Viver, deixar de viver, correr riscos ou não. Esse dilema faz parte da vida humana. Podem ser cavernas tailandesas que se tornam perigosas em tempos de chuva, podem ser nas ruas brasileiras que se transformam em ciladas mortais a qualquer tempo. Pode ser um amor. Não é segredo que muitos de nós já deixamos de sair à noite, de ir ao teatro, um show, cinema ou lançamento de livro por medo da violência. Deixamos de beijar, de querer, de viver. Medo é do ser humano. Enfrentá-lo também. Talvez a maturidade traga qualquer cansaço e indisposição para arriscar, porque há resultados que se repetem e chateiam, mas a juventude tem seu frescor natural, sua inquietude, seu debate constante sobre o que há na próxima curva da estrada. Aí, vale tudo para descobrir. Até arriscar em águas turvas ou cavernas. Sim, todo ano aventuras resultam em tragédias como afogamentos, acidentes e labirintos que não dão chance de resgate. É prudente evitar riscos? Com certeza. E contra a prudência, não há argumento, exceto conhecer. O conhecimento é sempre o nosso maior escudo.

Falei sobre isto com a galera de Herveiras. O conhecimento que nos arma e protege de qualquer risco, seja da violência, das drogas, da ausência de respeito e tolerância, ou dos perigos físicos do mundo.
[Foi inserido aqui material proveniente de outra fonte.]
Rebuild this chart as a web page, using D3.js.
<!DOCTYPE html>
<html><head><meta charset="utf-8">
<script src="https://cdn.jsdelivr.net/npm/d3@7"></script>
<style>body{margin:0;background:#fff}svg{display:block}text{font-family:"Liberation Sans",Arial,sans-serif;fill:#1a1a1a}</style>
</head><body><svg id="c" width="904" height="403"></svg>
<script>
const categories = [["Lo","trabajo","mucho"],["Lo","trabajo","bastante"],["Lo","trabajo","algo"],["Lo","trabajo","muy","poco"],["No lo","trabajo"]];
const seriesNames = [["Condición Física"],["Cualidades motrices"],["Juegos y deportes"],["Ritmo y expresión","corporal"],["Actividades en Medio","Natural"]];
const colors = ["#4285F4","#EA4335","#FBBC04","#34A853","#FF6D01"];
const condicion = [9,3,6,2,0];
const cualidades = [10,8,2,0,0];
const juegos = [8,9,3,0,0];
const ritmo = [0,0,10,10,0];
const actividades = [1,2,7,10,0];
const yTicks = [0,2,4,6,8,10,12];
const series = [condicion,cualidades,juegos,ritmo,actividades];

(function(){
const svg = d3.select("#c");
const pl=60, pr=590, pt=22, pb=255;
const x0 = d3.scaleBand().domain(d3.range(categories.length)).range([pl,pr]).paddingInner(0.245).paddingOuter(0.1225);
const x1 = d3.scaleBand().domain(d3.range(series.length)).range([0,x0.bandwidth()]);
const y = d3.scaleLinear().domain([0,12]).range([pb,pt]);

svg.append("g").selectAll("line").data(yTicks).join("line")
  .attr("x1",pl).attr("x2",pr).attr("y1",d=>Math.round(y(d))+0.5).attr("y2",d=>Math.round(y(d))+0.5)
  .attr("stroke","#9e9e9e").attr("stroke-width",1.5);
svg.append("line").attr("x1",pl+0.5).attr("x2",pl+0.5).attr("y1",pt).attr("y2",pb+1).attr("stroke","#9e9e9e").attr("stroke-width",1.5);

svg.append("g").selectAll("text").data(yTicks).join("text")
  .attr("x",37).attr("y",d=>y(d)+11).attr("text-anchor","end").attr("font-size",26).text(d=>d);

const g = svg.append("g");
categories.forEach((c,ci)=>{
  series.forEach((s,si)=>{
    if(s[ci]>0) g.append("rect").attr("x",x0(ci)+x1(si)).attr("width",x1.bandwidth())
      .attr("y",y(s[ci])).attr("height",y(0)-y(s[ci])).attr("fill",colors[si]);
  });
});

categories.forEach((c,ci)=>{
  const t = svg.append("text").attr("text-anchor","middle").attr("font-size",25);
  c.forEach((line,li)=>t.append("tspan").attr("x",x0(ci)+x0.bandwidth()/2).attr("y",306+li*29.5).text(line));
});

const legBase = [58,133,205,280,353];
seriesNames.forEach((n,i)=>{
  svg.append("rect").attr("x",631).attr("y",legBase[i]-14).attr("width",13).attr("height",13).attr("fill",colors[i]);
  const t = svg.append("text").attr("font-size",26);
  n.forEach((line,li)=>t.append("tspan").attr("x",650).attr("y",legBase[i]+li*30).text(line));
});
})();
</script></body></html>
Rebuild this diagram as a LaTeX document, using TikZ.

A plateia era composta por educadores, estudantes das séries finais do ensino fundamental e ensino médio. Adoro adolescentes. Têm questionamentos, debates, não aceitam o que já vem pronto. Preferem construir junto. É como crescemos, foi como cresci. Tive a honra de ser o primeiro escritor a conversar com os garotos na primeira Feira do Livro local em parceria com o SESC/RS (sempre ele, o SESC!) e a maior da história do município. É instigante. Vemos nossos jovens, todos os dias, se perdendo entre labirintos e cavernas de uma sociedade confusa em seus valores. Seu resgate pode ser complexo, também. Mas possível e é nosso papel fazê-lo. Basta querer de verdade.